Atomic Blonde

"I'm my own bitch now!"

Genre: Action, Mystery, Thriller
Certificate: 15
Running Time: 115 minutes
Director: David Leitch
Cast: Charlize Theron, James McAvoy, Sofia Boutella, Toby Jones and John Goodman
(Movie House Cinemas, Preview Screening)


An undercover MI6 agent, Lorraine Broughton, is sent to Berlin during the Cold War to investigate the murder of a fellow agent and recover a missing list of double agents.


Going into Atomic Blonde I knew only that it was based on a comic book and that early critical consensus was that it was aesthetically pleasing but not too deep otherwise. I am pleasantly surprised by what the film had to offer on both counts.

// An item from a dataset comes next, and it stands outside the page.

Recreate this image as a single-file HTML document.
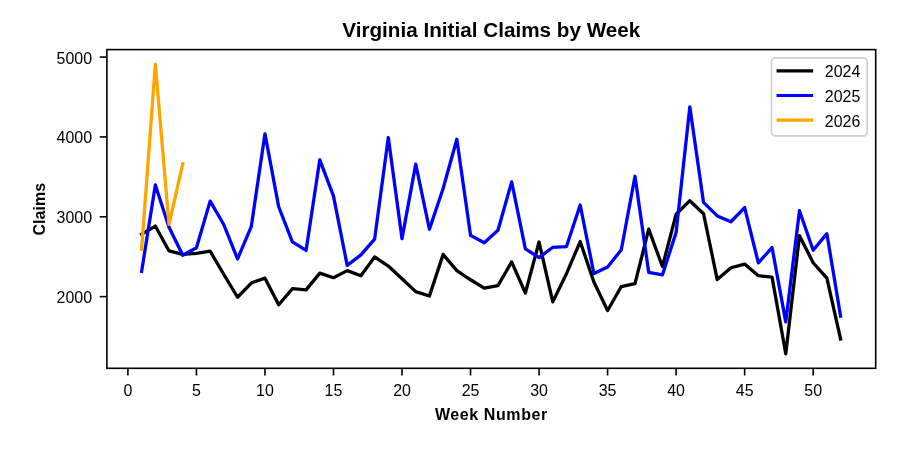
<!DOCTYPE html>
<html><head><meta charset="utf-8"><style>
html,body{margin:0;padding:0;background:#fff;}
svg{display:block;will-change:transform;}
.tk{font-family:"Liberation Sans",sans-serif;font-size:17px;fill:#000;}
.ti{font-family:"Liberation Sans",sans-serif;font-size:20.7px;font-weight:bold;fill:#000;}
.lb{font-family:"Liberation Sans",sans-serif;font-size:16px;font-weight:bold;fill:#000;}
</style></head><body>
<svg width="898" height="449" viewBox="0 0 898 449">
<rect width="898" height="449" fill="#fff"/>
<rect x="106.9" y="49.6" width="768.80" height="318.70" fill="none" stroke="#000" stroke-width="1.6"/>
<line x1="127.92" y1="368.3" x2="127.92" y2="375.50" stroke="#000" stroke-width="1.6"/>
<text transform="translate(127.92,395.5) scale(0.94,1)" text-anchor="middle" class="tk">0</text>
<line x1="196.44" y1="368.3" x2="196.44" y2="375.50" stroke="#000" stroke-width="1.6"/>
<text transform="translate(196.44,395.5) scale(0.94,1)" text-anchor="middle" class="tk">5</text>
<line x1="264.97" y1="368.3" x2="264.97" y2="375.50" stroke="#000" stroke-width="1.6"/>
<text transform="translate(264.97,395.5) scale(0.94,1)" text-anchor="middle" class="tk">10</text>
<line x1="333.50" y1="368.3" x2="333.50" y2="375.50" stroke="#000" stroke-width="1.6"/>
<text transform="translate(333.50,395.5) scale(0.94,1)" text-anchor="middle" class="tk">15</text>
<line x1="402.02" y1="368.3" x2="402.02" y2="375.50" stroke="#000" stroke-width="1.6"/>
<text transform="translate(402.02,395.5) scale(0.94,1)" text-anchor="middle" class="tk">20</text>
<line x1="470.55" y1="368.3" x2="470.55" y2="375.50" stroke="#000" stroke-width="1.6"/>
<text transform="translate(470.55,395.5) scale(0.94,1)" text-anchor="middle" class="tk">25</text>
<line x1="539.07" y1="368.3" x2="539.07" y2="375.50" stroke="#000" stroke-width="1.6"/>
<text transform="translate(539.07,395.5) scale(0.94,1)" text-anchor="middle" class="tk">30</text>
<line x1="607.60" y1="368.3" x2="607.60" y2="375.50" stroke="#000" stroke-width="1.6"/>
<text transform="translate(607.60,395.5) scale(0.94,1)" text-anchor="middle" class="tk">35</text>
<line x1="676.12" y1="368.3" x2="676.12" y2="375.50" stroke="#000" stroke-width="1.6"/>
<text transform="translate(676.12,395.5) scale(0.94,1)" text-anchor="middle" class="tk">40</text>
<line x1="744.64" y1="368.3" x2="744.64" y2="375.50" stroke="#000" stroke-width="1.6"/>
<text transform="translate(744.64,395.5) scale(0.94,1)" text-anchor="middle" class="tk">45</text>
<line x1="813.17" y1="368.3" x2="813.17" y2="375.50" stroke="#000" stroke-width="1.6"/>
<text transform="translate(813.17,395.5) scale(0.94,1)" text-anchor="middle" class="tk">50</text>
<line x1="99.70" y1="296.64" x2="106.9" y2="296.64" stroke="#000" stroke-width="1.6"/>
<text transform="translate(92.1,303.09) scale(0.94,1)" text-anchor="end" class="tk">2000</text>
<line x1="99.70" y1="216.79" x2="106.9" y2="216.79" stroke="#000" stroke-width="1.6"/>
<text transform="translate(92.1,223.24) scale(0.94,1)" text-anchor="end" class="tk">3000</text>
<line x1="99.70" y1="136.94" x2="106.9" y2="136.94" stroke="#000" stroke-width="1.6"/>
<text transform="translate(92.1,143.39) scale(0.94,1)" text-anchor="end" class="tk">4000</text>
<line x1="99.70" y1="57.09" x2="106.9" y2="57.09" stroke="#000" stroke-width="1.6"/>
<text transform="translate(92.1,63.54) scale(0.94,1)" text-anchor="end" class="tk">5000</text>
<polyline points="141.62,234.21 155.33,226.07 169.03,250.96 182.74,254.31 196.44,253.28 210.15,251.20 223.86,274.50 237.56,297.25 251.26,283.04 264.97,278.18 278.68,304.75 292.38,288.71 306.08,289.91 319.79,273.15 333.50,277.70 347.20,270.59 360.91,275.70 374.61,256.87 388.31,266.05 402.02,278.73 415.73,291.58 429.43,295.97 443.13,254.39 456.84,270.59 470.55,279.77 484.25,288.15 497.96,285.60 511.66,261.90 525.37,293.02 539.07,242.03 552.77,301.88 566.48,273.71 580.18,241.55 593.89,282.09 607.60,310.49 621.30,286.55 635.00,283.68 648.71,229.10 662.41,266.52 676.12,214.26 689.82,200.69 703.53,213.70 717.24,279.61 730.94,267.72 744.64,264.05 758.35,275.70 772.05,277.14 785.76,353.83 799.46,235.72 813.17,262.77 826.88,278.10 840.58,339.06" fill="none" stroke="#000000" stroke-width="3.3" stroke-linejoin="round" stroke-linecap="square"/>
<polyline points="141.62,271.47 155.33,184.89 169.03,227.26 182.74,255.27 196.44,247.77 210.15,201.09 223.86,224.79 237.56,258.94 251.26,226.70 264.97,133.82 278.68,206.75 292.38,241.79 306.08,250.48 319.79,159.83 333.50,196.14 347.20,265.41 360.91,254.87 374.61,239.15 388.31,137.57 402.02,238.67 415.73,164.14 429.43,229.26 443.13,188.56 456.84,139.24 470.55,235.40 484.25,242.82 497.96,230.30 511.66,181.86 525.37,248.89 539.07,257.59 552.77,247.29 566.48,246.57 580.18,205.00 593.89,273.55 607.60,267.08 621.30,249.77 635.00,176.27 648.71,272.35 662.41,274.90 676.12,232.37 689.82,106.84 703.53,202.44 717.24,215.93 730.94,221.76 744.64,207.55 758.35,262.93 772.05,247.53 785.76,321.83 799.46,210.74 813.17,250.32 826.88,233.65 840.58,316.08" fill="none" stroke="#0000ff" stroke-width="3.3" stroke-linejoin="round" stroke-linecap="square"/>
<polyline points="141.62,249.21 155.33,64.07 169.03,224.31 182.74,163.82" fill="none" stroke="#ffa500" stroke-width="3.3" stroke-linejoin="round" stroke-linecap="square"/>
<rect x="771.5" y="57.9" width="95.7" height="78.0" rx="3.6" ry="3.6" fill="#fff" fill-opacity="0.8" stroke="#cfcfcf" stroke-width="1.6"/>
<line x1="778.1" y1="70.90" x2="811.6" y2="70.90" stroke="#000000" stroke-width="3.1" stroke-linecap="square"/>
<text transform="translate(824.8,77.30) scale(0.94,1)" class="tk">2024</text>
<line x1="778.1" y1="95.50" x2="811.6" y2="95.50" stroke="#0000ff" stroke-width="3.1" stroke-linecap="square"/>
<text transform="translate(824.8,101.90) scale(0.94,1)" class="tk">2025</text>
<line x1="778.1" y1="120.10" x2="811.6" y2="120.10" stroke="#ffa500" stroke-width="3.1" stroke-linecap="square"/>
<text transform="translate(824.8,126.50) scale(0.94,1)" class="tk">2026</text>
<text x="491.3" y="37" text-anchor="middle" class="ti">Virginia Initial Claims by Week</text>
<text x="491.1" y="419.5" text-anchor="middle" class="lb" textLength="112.3" lengthAdjust="spacing">Week Number</text>
<text transform="translate(44.6,209.2) rotate(-90)" text-anchor="middle" class="lb">Claims</text>
</svg>
</body></html>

Atomic Blonde is based on Antony Johnston’s graphic novel “The Coldest City”, and Charlize Theron (both leading lady and producer) has been eager for its adaptation since buying the rights in 2012. The comic influence is apparent, Berlin is all neon lights, harsh lines, and garish blood spatters. The film opens with a graffiti effect and a pop song medley, cutting between various locations and characters, which instantly (and nervously) reminded me of Suicide Squad. Yet, here the dark tone and violence are balanced perfectly with cartoonish bright colours and pop soundtrack. There’s no confusion of tone, Atomic Blonde knows exactly what it wants to be.

As for the critiques that it’s “not too deep” or all style and no substance. I’d agree to an extent, there’s a lot in terms of plot (like A LOT) and trying to keep up with who works for who, and who is double-crossing who, quickly feels like a wild goose chase. It’s a choppy film, anxious to get through exposition and dense web of plot threads into the next big set-piece. In terms of characters, it’s more cool than complex.

This is not an in-depth character study, nor is it trying to be. In a Cold War spy movie, emotional detachment is the only way to survive, and we know (just) enough about Lorraine Broughton to root for her. I think there may be an unfair expectation that because our action hero is a woman she needs to be emotionally complex, or conflicted. Has an audience ever demanded more empathy from James Bond?

What about more emotional vulnerability from Snake Plissken? We like these characters because they look cool and kick ass; what’s cooler than a Debbie Harry look-alike taking on the KGB, CIA, and possible MI6 double agents?

Mercifully, the film avoids pushing the whole “badass in heels” angle too far and never feels self-congratulatory about its gender politics. I was happy not to have some Russian baddie spouting clichéd lines, like “Vat? You think I vould not hit you because you are voman?”. It introduces a bisexual relationship with a rival French agent (Sofia Boutella) but it feels like cheap thrills more than anything and never really develops into something interesting. The gender issue, like the minutia of spy network alliances, is not especially relevant, it’s not really what the film wants to be about.

The detached nature of the film lets us focus on what very matters – the action. And the action is the star of the show; perfectly choreographed and brutal. The camera floats along in seemingly one long take for many of the action scenes, immersive and fully aware of how cool it is. It lets us see every blow in well lit, wide shot glory.

Director David Leitch, best known for John Wick, is a former stunt co-ordinator and you can tell. The action is a stunt person’s dream and seems to be a statement against current trends in claustrophobic, choppy editing in most movie action scenes.

The action set-pieces are when the film hits its stride, when both the movie and the audience are having the most fun. The film seems fully aware that you just came to see Charlize Theron kick ass, that you just want to see something cool and that small details like plot or character are incidental to getting there.


Ultimately, Atomic Blonde’s greatest strength is its aesthetic and its action because without those elements there is not much else. But as someone who loves 80s pop, old Volvo cars, and senseless movie violence, I’d say that’s enough to make it worth a watch. It’s enough for a summer blockbuster to just be nice to look at and fun to watch.